Je pense qu’il faut une nouvelle République pour, de manière globale, et en particulier dans les territoires frappés par les plus grandes injustices comme le mien, renouer un lien de confiance entre les institutions et la population. Je ne crois pas aux demi-mesures, à la logique de sparadrap qui ne peut rien face à cette croissance constante de l’abstention à chaque élection depuis trente ans… Cette démobilisation touche surtout les zones délaissées, notamment à cause de la désindustrialisation et la disparition des services publics. Les gens s’interrogent maintenant sur le sens du vote : ils n’en voient plus l’utilité. Il faut que les gens se sentent considérés et associés, d’où la 6e République. Mais il faut aussi qu’ils puissent avoir le sentiment que les gouvernants œuvrent à leur rendre la vie meilleure. Mais ils ont beau voter d’un côté ou de l’autre, c’est toujours la même régression. Ça crée de la désespérance qui, à son tour, nourrit l’abstention. Une rupture est nécessaire dans notre modèle institutionnel pour leur redonner envie de participer à la vie démocratique. Mais sans politique de partage des richesses, des savoirs et des pouvoirs, nous n’arriverons pas à endiguer ce phénomène.

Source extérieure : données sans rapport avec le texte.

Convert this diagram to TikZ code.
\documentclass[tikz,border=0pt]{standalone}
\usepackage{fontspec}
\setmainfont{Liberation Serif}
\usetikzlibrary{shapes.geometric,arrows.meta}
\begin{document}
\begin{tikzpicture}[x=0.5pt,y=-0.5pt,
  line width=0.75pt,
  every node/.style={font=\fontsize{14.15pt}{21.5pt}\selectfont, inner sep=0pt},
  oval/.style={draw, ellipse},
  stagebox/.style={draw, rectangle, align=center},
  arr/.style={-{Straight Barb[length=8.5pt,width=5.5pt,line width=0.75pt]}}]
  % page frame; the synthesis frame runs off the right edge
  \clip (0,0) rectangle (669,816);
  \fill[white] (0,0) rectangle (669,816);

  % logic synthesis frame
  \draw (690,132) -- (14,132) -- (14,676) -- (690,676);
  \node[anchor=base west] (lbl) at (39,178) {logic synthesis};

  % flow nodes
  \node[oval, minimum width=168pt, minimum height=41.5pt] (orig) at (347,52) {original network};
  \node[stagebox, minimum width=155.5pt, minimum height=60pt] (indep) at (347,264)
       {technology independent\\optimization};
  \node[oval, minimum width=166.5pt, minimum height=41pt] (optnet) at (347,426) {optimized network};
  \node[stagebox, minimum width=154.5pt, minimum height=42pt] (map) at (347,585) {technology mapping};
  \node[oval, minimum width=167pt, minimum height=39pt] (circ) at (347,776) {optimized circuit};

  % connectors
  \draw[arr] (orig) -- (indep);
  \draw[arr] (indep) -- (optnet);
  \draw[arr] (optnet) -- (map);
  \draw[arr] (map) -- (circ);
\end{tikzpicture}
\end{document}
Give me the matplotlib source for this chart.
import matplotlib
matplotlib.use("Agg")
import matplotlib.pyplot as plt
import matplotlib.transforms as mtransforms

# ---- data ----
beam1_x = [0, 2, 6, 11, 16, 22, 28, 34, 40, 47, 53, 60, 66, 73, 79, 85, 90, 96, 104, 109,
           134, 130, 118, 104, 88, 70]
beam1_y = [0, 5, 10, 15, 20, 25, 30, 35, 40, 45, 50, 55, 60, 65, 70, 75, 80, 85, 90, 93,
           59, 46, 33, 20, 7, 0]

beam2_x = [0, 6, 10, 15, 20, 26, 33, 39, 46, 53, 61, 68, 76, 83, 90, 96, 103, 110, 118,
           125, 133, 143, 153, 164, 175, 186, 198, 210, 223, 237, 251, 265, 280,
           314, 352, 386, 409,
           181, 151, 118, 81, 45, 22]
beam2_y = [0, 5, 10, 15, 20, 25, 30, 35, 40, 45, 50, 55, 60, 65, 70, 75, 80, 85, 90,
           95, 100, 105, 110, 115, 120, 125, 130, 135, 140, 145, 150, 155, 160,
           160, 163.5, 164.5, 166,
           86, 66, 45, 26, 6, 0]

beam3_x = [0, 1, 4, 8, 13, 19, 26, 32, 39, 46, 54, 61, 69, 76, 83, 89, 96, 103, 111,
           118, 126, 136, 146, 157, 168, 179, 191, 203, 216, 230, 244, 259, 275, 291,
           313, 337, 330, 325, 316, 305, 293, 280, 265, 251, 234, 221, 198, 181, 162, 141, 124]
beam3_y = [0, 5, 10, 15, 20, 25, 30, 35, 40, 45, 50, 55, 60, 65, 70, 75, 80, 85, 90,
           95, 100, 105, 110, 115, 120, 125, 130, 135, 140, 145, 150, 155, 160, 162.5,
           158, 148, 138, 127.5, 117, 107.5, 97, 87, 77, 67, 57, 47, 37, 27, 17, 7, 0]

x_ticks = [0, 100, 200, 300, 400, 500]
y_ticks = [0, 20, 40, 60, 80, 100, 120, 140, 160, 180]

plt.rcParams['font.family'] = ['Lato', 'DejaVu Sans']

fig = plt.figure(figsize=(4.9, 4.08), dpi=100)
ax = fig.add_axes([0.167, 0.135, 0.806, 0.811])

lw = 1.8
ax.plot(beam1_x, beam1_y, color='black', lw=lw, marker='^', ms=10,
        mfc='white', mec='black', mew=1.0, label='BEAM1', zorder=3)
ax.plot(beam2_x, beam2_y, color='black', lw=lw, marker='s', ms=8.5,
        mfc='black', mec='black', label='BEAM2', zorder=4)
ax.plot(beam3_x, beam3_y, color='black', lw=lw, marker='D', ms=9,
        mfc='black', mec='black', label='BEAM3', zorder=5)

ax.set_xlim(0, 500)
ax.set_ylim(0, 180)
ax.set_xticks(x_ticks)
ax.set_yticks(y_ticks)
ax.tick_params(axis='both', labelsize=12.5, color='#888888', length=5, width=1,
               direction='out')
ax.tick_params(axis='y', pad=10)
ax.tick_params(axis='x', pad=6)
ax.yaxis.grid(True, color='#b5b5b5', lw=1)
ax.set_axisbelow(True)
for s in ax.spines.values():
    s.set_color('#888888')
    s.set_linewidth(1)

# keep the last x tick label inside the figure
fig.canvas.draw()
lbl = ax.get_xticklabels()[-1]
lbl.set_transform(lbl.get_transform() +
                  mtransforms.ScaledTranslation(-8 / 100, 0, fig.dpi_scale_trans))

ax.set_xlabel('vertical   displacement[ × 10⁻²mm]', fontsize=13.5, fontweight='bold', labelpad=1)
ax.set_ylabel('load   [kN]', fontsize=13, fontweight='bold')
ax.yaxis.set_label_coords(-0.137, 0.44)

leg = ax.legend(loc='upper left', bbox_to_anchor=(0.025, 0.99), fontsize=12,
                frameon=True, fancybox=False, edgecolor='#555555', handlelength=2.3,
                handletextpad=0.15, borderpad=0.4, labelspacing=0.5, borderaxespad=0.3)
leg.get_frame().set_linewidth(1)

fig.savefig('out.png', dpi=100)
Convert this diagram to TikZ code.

Et à l’échelle locale, identifiez-vous des besoins propres aux habitants de votre circonscription ?

Oui. On est en périphérie et on a cruellement besoin d’égalité. Cela passe par des emplois, des services publics, des commerces de proximité, des transports publics qui nous permettent d’avoir accès à une vie digne et libre. Tant que l’on n’a pas ça, on se sent délaissé. Et la vie est dure. Chez moi, les taux de pauvreté sont particulièrement inacceptables [Selon l’Insee, la Seine-Saint-Denis est le deuxième département le plus pauvre de France et le premier de métropole, NDLR]. Dans nos quartiers populaires, la République ne tient aucune de ses promesses. Si vous ajoutez à cela l’ambiance insufflée par l’extrême-droite et sa chasse aux musulmans qui se déverse sur les populations, vous avez un cocktail qui produit de la colère. Cette lutte pour implanter des services publics, pour une répartition juste de l’emploi et des richesses sur les territoires, pour un développement soutenable pour l’environnement, c’est la priorité.

Pour illustrer ces besoins, auriez-vous un projet de la Nupes en particulier à citer ?

En réalité, l’intégralité de notre projet est d’apporter des réponses à  » ceux qui ne sont rien « . On veut le blocage des prix des produits de première nécessité, la hausse des SMIC et des minima sociaux, la revalorisation des salaires dans les services publics, la transition écologique à l’heure où la dégradation de l’environnement est d’abord subie par les populations les plus fragiles. On veut l’égalité partout, pour tous.